(EXERCISE INSTRUCTIONS) Your task is to repeat the lines from the line with "Give me the" to the line with "const pairs = (ys)", both ends included, and nothing else. Pictures stay out of the copy.

(DATA IN THIS EXERCISE)
***

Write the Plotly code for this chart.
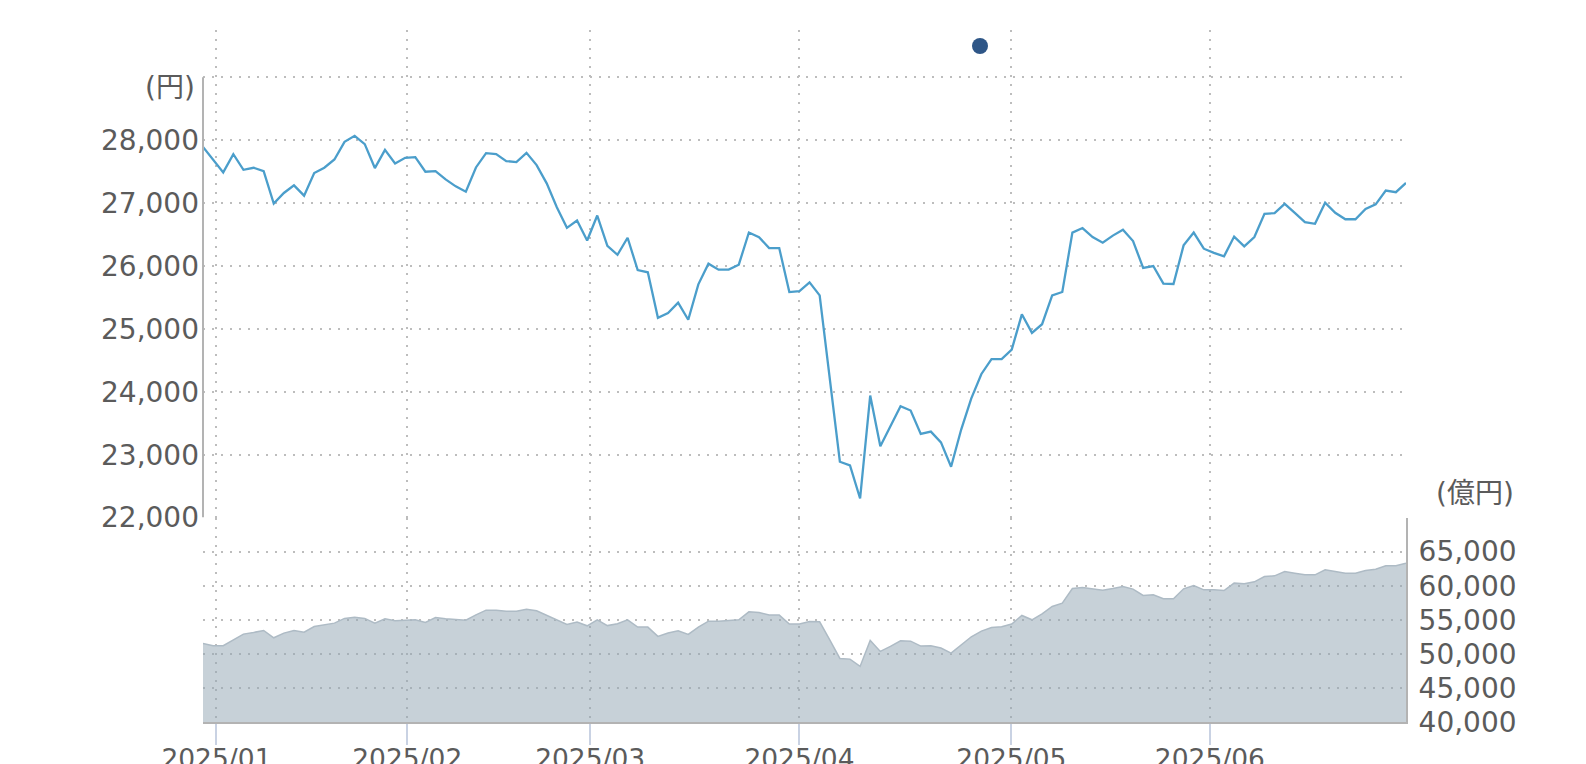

***

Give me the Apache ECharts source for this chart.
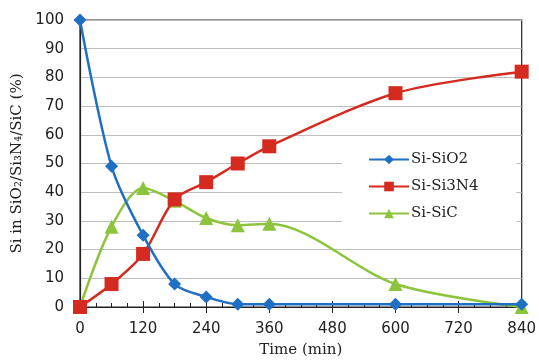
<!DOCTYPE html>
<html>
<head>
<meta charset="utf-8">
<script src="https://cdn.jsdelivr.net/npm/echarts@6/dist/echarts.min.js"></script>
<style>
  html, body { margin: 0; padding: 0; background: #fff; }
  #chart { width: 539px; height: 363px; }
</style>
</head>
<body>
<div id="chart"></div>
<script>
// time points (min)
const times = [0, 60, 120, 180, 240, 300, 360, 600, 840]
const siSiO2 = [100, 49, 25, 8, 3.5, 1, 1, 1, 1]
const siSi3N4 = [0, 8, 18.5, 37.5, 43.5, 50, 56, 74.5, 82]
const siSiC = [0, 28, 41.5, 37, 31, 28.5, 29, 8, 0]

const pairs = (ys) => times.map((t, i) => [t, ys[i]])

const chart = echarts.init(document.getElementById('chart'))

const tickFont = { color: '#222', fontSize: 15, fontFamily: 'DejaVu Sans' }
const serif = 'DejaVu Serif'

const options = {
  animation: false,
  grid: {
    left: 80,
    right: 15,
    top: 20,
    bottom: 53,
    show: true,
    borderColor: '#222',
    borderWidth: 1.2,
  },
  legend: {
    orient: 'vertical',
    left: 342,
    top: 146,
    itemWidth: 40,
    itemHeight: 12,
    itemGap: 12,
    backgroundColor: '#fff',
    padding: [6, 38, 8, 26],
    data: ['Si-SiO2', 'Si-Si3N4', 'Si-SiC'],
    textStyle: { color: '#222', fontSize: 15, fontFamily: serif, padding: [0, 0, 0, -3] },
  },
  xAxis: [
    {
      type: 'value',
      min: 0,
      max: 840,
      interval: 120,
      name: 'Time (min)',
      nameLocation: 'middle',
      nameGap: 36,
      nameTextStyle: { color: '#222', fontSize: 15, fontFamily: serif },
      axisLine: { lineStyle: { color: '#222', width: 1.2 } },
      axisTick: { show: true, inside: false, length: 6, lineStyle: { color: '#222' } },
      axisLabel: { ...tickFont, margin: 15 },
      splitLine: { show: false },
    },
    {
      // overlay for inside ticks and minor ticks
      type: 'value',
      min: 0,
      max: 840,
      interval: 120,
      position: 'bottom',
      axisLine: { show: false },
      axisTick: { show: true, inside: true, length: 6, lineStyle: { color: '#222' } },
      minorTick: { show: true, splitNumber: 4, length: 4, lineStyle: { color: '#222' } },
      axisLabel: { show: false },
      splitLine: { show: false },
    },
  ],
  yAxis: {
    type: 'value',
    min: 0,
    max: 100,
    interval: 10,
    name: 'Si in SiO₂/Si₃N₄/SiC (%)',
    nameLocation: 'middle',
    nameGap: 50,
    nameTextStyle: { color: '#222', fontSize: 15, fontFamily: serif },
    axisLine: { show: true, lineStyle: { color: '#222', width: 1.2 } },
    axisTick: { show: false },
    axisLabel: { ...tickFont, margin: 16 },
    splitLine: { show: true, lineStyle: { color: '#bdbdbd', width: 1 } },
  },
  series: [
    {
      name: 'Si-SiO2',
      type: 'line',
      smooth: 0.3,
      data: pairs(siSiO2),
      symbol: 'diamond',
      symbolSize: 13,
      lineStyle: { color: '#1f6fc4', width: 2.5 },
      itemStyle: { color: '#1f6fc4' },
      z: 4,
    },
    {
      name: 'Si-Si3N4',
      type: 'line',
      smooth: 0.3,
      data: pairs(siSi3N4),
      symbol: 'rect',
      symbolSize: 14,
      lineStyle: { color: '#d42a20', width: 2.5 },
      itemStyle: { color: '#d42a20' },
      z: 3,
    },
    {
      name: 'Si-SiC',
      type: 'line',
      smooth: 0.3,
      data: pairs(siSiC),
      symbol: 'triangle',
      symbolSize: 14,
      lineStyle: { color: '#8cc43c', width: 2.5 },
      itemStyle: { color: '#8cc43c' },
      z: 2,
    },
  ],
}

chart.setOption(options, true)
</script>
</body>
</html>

***

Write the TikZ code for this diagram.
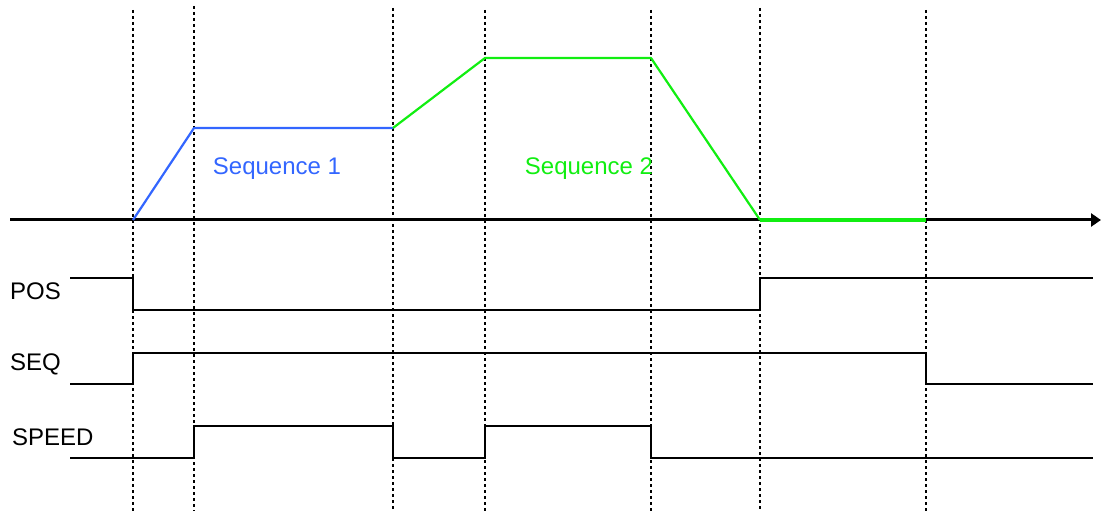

***

(CORRECT RESPONSE)
Give me the Apache ECharts source for this chart.
<!DOCTYPE html>
<html>
<head>
<meta charset="utf-8">
<script src="https://cdn.jsdelivr.net/npm/echarts@6/dist/echarts.min.js"></script>
<style>
  html, body { margin: 0; padding: 0; background: #fff; }
  #chart { width: 539px; height: 363px; }
</style>
</head>
<body>
<div id="chart"></div>
<script>
// time points (min)
const times = [0, 60, 120, 180, 240, 300, 360, 600, 840]
const siSiO2 = [100, 49, 25, 8, 3.5, 1, 1, 1, 1]
const siSi3N4 = [0, 8, 18.5, 37.5, 43.5, 50, 56, 74.5, 82]
const siSiC = [0, 28, 41.5, 37, 31, 28.5, 29, 8, 0]

const pairs = (ys) => times.map((t, i) => [t, ys[i]])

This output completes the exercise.